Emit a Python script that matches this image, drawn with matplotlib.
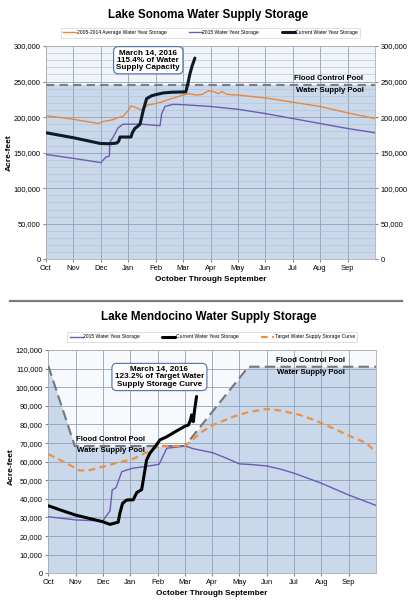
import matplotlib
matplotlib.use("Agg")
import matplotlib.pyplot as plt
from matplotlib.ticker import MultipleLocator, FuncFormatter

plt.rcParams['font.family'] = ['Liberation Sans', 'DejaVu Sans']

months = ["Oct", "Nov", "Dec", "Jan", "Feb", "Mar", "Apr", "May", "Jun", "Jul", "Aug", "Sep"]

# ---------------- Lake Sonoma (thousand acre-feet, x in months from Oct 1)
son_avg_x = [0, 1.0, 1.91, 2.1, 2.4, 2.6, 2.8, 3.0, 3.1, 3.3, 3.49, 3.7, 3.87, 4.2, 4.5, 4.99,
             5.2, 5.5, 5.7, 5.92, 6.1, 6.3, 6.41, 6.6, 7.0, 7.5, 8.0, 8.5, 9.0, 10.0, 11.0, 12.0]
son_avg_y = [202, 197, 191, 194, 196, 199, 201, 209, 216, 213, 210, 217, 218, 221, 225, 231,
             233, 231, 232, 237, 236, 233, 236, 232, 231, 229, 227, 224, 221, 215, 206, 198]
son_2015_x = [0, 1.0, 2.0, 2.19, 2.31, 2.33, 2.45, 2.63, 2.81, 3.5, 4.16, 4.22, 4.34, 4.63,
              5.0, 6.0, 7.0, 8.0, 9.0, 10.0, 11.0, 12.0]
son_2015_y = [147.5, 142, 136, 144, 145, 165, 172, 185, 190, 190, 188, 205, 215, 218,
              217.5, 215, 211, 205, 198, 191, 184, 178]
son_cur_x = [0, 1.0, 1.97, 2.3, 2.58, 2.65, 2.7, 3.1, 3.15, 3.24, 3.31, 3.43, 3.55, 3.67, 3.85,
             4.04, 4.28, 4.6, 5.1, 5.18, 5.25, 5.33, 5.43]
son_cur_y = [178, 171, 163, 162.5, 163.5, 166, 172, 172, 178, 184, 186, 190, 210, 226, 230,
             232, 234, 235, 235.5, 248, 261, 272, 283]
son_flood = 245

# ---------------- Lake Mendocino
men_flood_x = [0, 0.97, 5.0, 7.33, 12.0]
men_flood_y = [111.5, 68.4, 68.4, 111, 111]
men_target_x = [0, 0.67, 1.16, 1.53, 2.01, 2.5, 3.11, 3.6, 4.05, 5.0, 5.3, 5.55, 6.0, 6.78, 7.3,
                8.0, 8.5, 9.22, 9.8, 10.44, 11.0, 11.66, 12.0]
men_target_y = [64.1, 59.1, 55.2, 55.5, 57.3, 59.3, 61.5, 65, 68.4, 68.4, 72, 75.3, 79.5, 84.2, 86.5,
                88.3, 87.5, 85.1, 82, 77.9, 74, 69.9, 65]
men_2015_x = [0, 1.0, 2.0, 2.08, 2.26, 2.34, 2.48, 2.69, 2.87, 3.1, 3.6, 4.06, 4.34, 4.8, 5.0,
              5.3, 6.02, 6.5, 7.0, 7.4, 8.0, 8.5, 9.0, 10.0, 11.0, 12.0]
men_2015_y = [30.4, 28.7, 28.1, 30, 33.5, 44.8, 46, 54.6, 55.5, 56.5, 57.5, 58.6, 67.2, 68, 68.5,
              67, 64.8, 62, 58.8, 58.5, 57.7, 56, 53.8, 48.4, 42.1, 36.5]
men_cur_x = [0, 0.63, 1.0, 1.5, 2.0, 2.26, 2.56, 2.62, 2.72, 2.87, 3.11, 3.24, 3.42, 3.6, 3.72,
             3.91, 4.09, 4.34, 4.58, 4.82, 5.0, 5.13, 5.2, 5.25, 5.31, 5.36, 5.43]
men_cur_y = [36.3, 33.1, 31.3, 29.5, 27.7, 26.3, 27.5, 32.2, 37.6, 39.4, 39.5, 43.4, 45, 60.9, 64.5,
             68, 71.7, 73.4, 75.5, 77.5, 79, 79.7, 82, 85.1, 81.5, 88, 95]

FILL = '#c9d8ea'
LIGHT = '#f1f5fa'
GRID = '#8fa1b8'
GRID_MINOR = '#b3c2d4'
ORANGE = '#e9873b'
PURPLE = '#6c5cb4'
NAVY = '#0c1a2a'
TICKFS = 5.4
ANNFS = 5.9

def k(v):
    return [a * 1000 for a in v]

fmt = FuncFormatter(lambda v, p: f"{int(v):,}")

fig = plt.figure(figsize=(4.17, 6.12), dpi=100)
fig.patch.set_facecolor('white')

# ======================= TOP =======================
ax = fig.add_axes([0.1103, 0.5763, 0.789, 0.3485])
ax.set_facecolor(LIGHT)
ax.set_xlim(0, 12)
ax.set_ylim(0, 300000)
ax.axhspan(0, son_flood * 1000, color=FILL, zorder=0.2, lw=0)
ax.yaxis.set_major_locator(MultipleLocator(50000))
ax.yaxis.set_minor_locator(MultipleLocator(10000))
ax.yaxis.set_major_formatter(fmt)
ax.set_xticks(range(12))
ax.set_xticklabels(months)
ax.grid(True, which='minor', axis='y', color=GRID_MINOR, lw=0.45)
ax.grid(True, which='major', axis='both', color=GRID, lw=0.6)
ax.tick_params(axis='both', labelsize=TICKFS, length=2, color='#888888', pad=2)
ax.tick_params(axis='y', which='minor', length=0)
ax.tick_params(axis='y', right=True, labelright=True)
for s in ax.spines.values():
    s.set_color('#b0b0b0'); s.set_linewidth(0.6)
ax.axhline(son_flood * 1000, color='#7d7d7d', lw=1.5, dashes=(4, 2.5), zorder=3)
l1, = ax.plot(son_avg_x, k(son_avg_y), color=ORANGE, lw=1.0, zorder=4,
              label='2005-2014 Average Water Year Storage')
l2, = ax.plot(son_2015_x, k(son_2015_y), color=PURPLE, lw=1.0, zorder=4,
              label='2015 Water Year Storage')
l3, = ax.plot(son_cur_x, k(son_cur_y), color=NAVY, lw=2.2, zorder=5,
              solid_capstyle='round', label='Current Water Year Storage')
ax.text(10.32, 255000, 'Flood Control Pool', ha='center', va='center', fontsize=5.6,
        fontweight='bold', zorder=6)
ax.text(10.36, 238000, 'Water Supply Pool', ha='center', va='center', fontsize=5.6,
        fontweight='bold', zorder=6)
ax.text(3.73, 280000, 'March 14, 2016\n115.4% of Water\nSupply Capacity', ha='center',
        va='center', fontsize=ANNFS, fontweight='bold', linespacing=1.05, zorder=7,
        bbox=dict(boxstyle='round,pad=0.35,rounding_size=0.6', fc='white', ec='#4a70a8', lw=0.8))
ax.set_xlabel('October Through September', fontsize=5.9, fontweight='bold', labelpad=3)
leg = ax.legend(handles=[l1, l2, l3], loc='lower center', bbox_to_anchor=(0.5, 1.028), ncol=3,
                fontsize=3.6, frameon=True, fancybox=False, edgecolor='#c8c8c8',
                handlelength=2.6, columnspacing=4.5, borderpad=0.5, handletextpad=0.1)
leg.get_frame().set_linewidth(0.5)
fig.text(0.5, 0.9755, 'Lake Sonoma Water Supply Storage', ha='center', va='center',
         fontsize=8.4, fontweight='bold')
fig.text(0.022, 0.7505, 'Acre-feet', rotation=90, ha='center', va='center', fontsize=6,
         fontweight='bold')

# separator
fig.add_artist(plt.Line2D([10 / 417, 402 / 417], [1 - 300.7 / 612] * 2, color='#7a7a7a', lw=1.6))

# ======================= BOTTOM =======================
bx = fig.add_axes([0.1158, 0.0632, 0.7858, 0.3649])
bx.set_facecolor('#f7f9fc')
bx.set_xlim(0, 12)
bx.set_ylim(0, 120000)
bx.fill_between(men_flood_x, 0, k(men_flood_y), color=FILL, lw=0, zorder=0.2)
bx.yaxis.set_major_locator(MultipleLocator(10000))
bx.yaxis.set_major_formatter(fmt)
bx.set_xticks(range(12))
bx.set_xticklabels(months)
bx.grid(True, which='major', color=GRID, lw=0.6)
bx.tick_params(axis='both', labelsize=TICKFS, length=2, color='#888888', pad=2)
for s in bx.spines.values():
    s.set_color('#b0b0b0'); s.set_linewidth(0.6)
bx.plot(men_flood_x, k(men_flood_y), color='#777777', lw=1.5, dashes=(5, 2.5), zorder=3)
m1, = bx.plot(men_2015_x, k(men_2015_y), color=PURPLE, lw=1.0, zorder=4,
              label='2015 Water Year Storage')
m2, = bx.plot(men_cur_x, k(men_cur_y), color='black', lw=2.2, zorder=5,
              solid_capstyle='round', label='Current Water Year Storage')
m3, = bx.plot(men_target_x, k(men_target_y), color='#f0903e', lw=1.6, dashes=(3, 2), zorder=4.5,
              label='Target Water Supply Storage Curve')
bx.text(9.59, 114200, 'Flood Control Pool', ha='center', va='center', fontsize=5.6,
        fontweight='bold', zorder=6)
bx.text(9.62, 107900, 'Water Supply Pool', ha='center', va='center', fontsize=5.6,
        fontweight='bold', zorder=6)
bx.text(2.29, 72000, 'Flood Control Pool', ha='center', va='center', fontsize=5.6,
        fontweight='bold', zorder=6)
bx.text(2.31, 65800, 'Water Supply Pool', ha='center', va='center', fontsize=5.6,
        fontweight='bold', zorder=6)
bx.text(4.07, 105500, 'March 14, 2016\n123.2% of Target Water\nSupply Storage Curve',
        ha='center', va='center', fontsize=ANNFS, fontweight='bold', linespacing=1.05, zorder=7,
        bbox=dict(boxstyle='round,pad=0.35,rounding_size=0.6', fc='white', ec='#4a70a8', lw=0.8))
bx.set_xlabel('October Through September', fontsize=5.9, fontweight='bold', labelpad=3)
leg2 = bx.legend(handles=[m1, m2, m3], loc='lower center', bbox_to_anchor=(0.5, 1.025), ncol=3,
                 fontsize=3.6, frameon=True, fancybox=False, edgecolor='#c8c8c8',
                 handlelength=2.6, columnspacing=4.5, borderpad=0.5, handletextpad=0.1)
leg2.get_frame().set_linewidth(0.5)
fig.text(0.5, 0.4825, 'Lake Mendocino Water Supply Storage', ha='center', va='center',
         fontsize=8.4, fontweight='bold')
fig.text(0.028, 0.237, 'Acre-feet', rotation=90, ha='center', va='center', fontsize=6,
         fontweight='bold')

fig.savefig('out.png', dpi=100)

-=-=-

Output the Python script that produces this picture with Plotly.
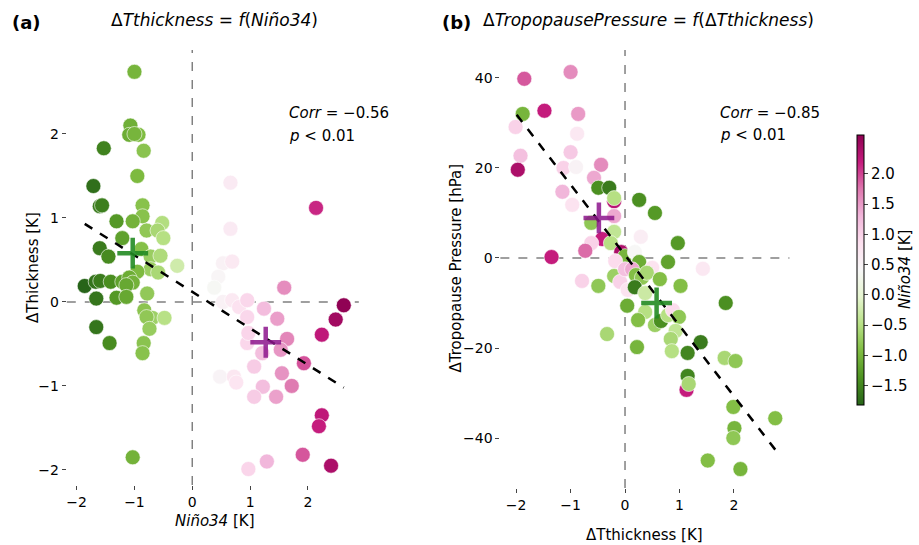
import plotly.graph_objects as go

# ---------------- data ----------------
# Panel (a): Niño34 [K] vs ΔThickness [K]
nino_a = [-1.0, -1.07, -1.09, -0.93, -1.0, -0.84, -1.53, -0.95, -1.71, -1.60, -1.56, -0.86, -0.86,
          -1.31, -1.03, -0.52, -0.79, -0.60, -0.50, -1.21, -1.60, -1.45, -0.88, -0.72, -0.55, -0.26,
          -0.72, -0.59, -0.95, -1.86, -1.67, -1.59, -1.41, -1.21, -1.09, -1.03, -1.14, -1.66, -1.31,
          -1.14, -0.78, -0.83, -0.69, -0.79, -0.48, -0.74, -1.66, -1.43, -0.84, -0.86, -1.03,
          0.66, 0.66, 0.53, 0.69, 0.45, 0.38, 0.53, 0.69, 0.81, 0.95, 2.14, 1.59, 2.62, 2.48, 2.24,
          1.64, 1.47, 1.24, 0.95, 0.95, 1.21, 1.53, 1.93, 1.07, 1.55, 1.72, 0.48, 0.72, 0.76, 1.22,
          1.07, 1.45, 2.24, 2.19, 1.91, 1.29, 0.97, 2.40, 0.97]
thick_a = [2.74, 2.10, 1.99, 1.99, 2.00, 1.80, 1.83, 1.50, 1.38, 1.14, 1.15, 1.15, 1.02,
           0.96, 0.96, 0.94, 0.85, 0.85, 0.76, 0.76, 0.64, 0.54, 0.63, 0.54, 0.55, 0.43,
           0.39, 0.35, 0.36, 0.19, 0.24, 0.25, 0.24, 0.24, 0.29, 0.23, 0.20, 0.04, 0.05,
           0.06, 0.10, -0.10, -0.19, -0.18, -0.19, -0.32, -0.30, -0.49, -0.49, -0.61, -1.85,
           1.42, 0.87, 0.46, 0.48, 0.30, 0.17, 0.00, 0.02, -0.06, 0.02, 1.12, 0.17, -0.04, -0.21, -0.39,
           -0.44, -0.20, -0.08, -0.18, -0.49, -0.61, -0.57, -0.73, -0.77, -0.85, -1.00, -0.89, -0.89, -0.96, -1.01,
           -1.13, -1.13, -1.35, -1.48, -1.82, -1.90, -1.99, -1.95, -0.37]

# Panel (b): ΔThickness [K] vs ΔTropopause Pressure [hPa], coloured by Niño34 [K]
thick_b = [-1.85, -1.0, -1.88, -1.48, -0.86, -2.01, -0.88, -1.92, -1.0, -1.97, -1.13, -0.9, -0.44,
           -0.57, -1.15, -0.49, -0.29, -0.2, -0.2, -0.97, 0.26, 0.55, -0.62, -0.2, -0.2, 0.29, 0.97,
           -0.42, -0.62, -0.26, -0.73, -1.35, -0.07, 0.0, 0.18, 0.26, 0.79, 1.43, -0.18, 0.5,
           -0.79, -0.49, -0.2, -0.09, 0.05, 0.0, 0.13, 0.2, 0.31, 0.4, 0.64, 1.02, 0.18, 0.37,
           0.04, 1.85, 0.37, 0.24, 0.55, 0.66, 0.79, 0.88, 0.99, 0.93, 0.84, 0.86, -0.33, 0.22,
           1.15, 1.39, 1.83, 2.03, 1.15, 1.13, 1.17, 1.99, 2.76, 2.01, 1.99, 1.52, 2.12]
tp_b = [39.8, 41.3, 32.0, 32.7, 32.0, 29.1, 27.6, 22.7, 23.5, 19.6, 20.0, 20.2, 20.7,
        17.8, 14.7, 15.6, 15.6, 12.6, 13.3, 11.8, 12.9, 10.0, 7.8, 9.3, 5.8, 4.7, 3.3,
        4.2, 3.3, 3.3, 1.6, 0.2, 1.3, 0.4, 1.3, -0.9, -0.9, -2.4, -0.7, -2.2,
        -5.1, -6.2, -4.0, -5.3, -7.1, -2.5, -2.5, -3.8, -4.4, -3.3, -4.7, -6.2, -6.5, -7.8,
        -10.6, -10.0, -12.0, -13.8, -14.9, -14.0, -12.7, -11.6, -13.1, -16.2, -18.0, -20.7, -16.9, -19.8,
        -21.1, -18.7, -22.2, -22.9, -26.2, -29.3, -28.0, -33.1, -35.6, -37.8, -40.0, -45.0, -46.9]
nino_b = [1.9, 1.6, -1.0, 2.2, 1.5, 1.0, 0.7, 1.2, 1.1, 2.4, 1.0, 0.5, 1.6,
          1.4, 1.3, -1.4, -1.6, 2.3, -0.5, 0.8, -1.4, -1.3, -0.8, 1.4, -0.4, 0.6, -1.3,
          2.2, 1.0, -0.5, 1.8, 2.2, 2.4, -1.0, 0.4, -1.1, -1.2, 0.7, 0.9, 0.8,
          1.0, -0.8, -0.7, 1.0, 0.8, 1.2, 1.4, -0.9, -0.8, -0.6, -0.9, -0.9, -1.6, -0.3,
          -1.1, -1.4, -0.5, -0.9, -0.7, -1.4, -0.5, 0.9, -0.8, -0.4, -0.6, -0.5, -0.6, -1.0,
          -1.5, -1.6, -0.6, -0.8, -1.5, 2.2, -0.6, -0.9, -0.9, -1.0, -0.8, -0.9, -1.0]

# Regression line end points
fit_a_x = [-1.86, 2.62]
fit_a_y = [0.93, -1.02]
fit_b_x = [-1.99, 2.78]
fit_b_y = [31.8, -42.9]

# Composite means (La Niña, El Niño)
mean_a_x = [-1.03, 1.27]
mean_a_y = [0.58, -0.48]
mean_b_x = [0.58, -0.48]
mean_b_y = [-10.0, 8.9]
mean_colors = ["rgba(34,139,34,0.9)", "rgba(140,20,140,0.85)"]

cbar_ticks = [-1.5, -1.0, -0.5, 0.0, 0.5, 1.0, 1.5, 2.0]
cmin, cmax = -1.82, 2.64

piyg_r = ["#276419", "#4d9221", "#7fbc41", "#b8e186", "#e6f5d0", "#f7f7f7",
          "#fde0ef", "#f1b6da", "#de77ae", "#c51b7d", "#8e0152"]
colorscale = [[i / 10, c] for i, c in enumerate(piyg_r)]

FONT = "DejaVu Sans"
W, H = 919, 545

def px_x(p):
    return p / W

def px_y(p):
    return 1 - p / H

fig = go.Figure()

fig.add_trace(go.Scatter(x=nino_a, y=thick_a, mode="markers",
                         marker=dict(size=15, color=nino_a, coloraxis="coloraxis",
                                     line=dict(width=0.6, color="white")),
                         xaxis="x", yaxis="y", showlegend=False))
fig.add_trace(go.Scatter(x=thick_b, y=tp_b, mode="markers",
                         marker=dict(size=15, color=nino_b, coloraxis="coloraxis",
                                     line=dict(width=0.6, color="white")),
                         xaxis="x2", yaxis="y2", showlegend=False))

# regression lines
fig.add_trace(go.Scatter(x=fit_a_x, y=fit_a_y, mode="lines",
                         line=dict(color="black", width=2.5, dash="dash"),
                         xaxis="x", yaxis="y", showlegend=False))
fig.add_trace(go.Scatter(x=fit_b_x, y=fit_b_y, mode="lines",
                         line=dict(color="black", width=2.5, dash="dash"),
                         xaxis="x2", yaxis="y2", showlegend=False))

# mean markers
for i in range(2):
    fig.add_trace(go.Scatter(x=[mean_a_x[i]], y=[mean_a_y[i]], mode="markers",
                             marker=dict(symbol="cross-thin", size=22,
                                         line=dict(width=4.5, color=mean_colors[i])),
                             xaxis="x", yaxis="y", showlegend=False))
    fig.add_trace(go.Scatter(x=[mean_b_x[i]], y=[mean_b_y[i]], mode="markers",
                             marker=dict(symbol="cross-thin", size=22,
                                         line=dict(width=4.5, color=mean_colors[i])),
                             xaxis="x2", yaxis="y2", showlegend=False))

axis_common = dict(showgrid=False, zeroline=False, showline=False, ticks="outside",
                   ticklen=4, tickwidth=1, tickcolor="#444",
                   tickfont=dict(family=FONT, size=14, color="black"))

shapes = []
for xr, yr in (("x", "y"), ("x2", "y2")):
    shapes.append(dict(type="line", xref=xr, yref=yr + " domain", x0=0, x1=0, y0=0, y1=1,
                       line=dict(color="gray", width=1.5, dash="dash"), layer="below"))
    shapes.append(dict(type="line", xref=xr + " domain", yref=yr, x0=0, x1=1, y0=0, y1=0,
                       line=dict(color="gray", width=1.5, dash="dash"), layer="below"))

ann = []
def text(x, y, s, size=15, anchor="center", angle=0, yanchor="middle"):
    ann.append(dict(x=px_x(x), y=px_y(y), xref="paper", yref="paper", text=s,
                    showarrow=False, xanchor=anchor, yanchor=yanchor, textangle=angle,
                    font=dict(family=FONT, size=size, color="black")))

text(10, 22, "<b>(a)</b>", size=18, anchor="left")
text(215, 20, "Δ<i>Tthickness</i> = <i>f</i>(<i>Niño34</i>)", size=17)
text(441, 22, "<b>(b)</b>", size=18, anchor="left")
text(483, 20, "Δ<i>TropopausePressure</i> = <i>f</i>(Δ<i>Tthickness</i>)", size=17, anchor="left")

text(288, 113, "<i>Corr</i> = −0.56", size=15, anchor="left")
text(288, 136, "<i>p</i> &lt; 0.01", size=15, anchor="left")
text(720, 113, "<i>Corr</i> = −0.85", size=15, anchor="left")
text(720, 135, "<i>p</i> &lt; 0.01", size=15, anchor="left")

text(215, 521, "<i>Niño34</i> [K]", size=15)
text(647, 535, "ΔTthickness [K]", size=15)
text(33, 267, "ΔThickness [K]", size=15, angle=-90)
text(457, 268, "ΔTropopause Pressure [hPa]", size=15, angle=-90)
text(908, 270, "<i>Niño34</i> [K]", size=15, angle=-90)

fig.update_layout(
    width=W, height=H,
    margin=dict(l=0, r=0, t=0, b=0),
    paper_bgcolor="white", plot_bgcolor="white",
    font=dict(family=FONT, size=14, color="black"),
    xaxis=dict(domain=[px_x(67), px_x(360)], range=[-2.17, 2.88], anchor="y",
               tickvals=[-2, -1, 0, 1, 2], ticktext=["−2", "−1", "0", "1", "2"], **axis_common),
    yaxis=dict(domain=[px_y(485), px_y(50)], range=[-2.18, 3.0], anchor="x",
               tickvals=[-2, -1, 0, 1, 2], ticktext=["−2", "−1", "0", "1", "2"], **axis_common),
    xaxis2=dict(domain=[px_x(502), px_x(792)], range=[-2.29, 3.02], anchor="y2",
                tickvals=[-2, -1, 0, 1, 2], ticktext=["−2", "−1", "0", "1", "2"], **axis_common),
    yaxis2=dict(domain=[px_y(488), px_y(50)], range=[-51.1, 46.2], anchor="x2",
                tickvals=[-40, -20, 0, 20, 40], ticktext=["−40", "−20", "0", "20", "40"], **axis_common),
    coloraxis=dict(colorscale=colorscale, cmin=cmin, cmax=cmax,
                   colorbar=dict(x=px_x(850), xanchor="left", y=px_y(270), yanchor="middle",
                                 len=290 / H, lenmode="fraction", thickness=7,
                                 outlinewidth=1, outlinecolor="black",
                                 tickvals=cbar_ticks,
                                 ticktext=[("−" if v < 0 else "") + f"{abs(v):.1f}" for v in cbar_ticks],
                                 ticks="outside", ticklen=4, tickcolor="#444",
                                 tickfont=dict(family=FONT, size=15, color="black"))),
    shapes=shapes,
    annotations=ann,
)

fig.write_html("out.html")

-=-=-

### Prompt
Could you quote, word for word, only the lines from the one containing "Emit a Python" through the one containing "from matplotlib.ticker import", both included, and leave out any pictures?

### Task response
Emit a Python script that matches this image, drawn with matplotlib.
import matplotlib
matplotlib.use("Agg")
import matplotlib.pyplot as plt
from matplotlib.ticker import MultipleLocator, FuncFormatter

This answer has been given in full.